Forecasted FY12 DPU to increase by c.12% amid hard times. During Jun-Jul 2011, CIT completed three acquisitions, namely, 4 & 6 Clementi Loop, 60 Tuas South Street 1, and 5 & 7 Gul Street 1. As indicated by management, the acquisition of the 4th property at 25 Pioneer Crescent will be completed by 1Q12. These acquisitions are expected to contribute 0.2-0.3 S¢ in DPU for FY11-FY12 respectively. Concurrently, the completion of a BTS project at Tuas by early 3Q12 is expected to bring in a high NPI yield of c.15%. while the property at 25 Pioneer Crescent is expected to bring an additional gross yield of 8% to the group.
Industry rental rate resilient despite slowdown in economy.

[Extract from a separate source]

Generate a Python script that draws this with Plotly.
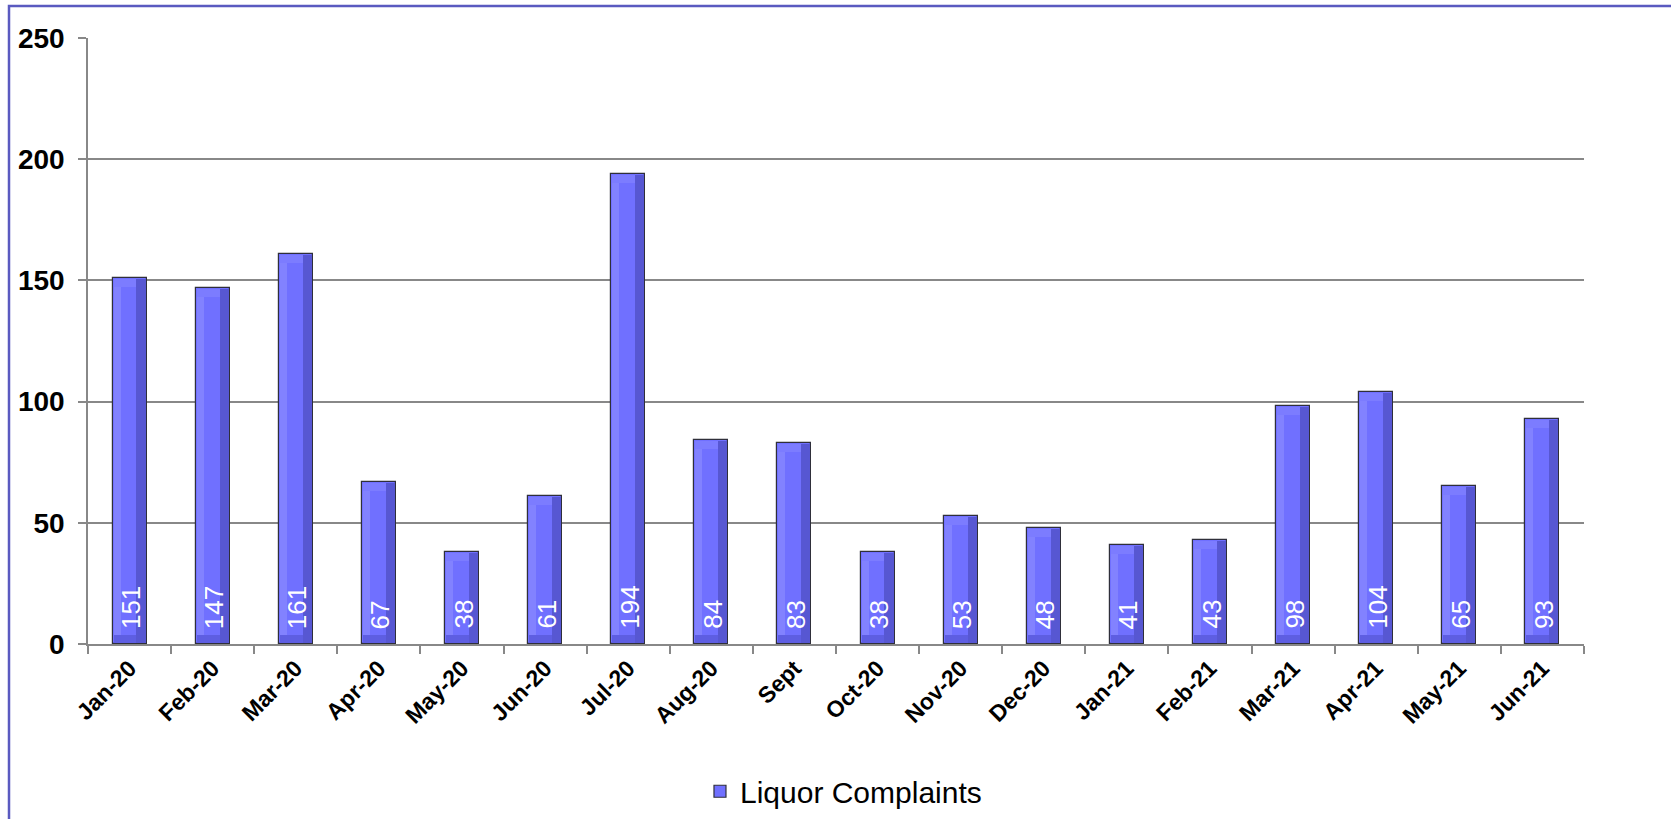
import plotly.graph_objects as go

# Monthly liquor complaint counts
months = ["Jan-20", "Feb-20", "Mar-20", "Apr-20", "May-20", "Jun-20", "Jul-20", "Aug-20",
          "Sept", "Oct-20", "Nov-20", "Dec-20", "Jan-21", "Feb-21", "Mar-21", "Apr-21",
          "May-21", "Jun-21"]
complaints = [151, 147, 161, 67, 38, 61, 194, 84, 83, 38, 53, 48, 41, 43, 98, 104, 65, 93]
y_ticks = [0, 50, 100, 150, 200, 250]

FONT = "Liberation Sans, Arial, Helvetica, sans-serif"
W, H = 1671, 819
ML, MR, MT, MB = 88, 87, 38, 175

BAR_W = 0.41
HALF = BAR_W / 2
EDGE = 0.012
BEVEL = 3.3  # bevel band thickness in data units

fig = go.Figure()

# main body of each bar (carries the legend entry)
fig.add_trace(go.Bar(
    x=months, y=complaints, name="Liquor Complaints",
    width=BAR_W, offset=-HALF,
    marker=dict(color="#7070FF", line=dict(color="#2f2f3a", width=1.2)),
    showlegend=True,
))
# bevel bands: top highlight, bottom shade, left highlight, right shade
fig.add_trace(go.Bar(
    x=months, y=[BEVEL] * len(months), base=[v - BEVEL - 0.4 for v in complaints],
    width=BAR_W - 2 * EDGE, offset=-HALF + EDGE,
    marker=dict(color="#7C7CFF", line=dict(width=0)), showlegend=False,
))
fig.add_trace(go.Bar(
    x=months, y=[BEVEL] * len(months), base=[0.4] * len(months),
    width=BAR_W - 2 * EDGE, offset=-HALF + EDGE,
    marker=dict(color="#5E5EE2", line=dict(width=0)), showlegend=False,
))
fig.add_trace(go.Bar(
    x=months, y=[v - 2 * BEVEL - 0.8 for v in complaints], base=[BEVEL + 0.4] * len(months),
    width=0.085, offset=-HALF + EDGE,
    marker=dict(color="#8282FF", line=dict(width=0)), showlegend=False,
))
fig.add_trace(go.Bar(
    x=months, y=[v - 0.8 for v in complaints], base=[0.4] * len(months),
    width=0.11, offset=HALF - EDGE - 0.11,
    marker=dict(color="#5757D2", line=dict(width=0)), showlegend=False,
))

# value labels, rotated, sitting at the base of each bar
for m, v in zip(months, complaints):
    fig.add_annotation(
        x=m, y=0, text=str(v), textangle=-90, showarrow=False,
        yanchor="bottom", xanchor="center", yshift=13, xshift=1,
        font=dict(family=FONT, size=26, color="white"),
    )

# outer frame
fig.add_shape(
    type="rect", xref="paper", yref="paper",
    x0=(9 - ML) / (W - ML - MR), x1=1.2,
    y0=-0.5, y1=1 + (MT - 6) / (H - MT - MB),
    line=dict(color="#5A5AC0", width=2.5), fillcolor="rgba(0,0,0,0)", layer="below",
)

fig.update_layout(
    width=W, height=H,
    margin=dict(l=ML, r=MR, t=MT, b=MB, autoexpand=False),
    paper_bgcolor="white", plot_bgcolor="white",
    barmode="overlay", bargap=0,
    showlegend=True,
    legend=dict(
        orientation="h", x=0.505, xanchor="center", y=-0.243, yanchor="middle",
        font=dict(family=FONT, size=30, color="black"),
        bgcolor="rgba(0,0,0,0)",
    ),
    xaxis=dict(
        type="category", tickson="boundaries", ticks="outside", ticklen=8,
        tickcolor="#888888", tickwidth=1.5, tickangle=-45, automargin=False,
        showline=True, linecolor="#888888", linewidth=1.5, showgrid=False,
        tickfont=dict(family=FONT, size=23, color="black", weight="bold"),
        range=[-0.5, len(months) - 0.5],
    ),
    yaxis=dict(
        range=[0, 250], tickvals=y_ticks, ticks="outside", ticklen=8,
        tickcolor="#888888", tickwidth=1.5, ticklabelstandoff=8, automargin=False,
        showline=True, linecolor="#888888", linewidth=1.5,
        showgrid=True, gridcolor="#888888", gridwidth=1.5, zeroline=False,
        tickfont=dict(family=FONT, size=28, color="black", weight="bold"),
    ),
)

fig.write_html("out.html")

Although Singapore’s economy is expected to soften in FY12, our sensitivity study of industrial rental rates vs Singapore’s PMI demonstrated that the industrial rental rate will most likely remain flattish (assuming the global economy will not fall into another economic crisis as the one that took place in FY08) during this period.
Maintain BUY with TP of S$0.595. Although CIT’s FY11 DPU is expected to fall by c.13% YoY; due to the enlargement of share base as a result of April rights issue, the contribution from abovementioned projects should allow CIT’s DPU to pick up in FY12. We maintain our BUY call with TP of S$0.595 (COE: 10.1%, TGR: 1.0%) posting an potential upside of 22.7%.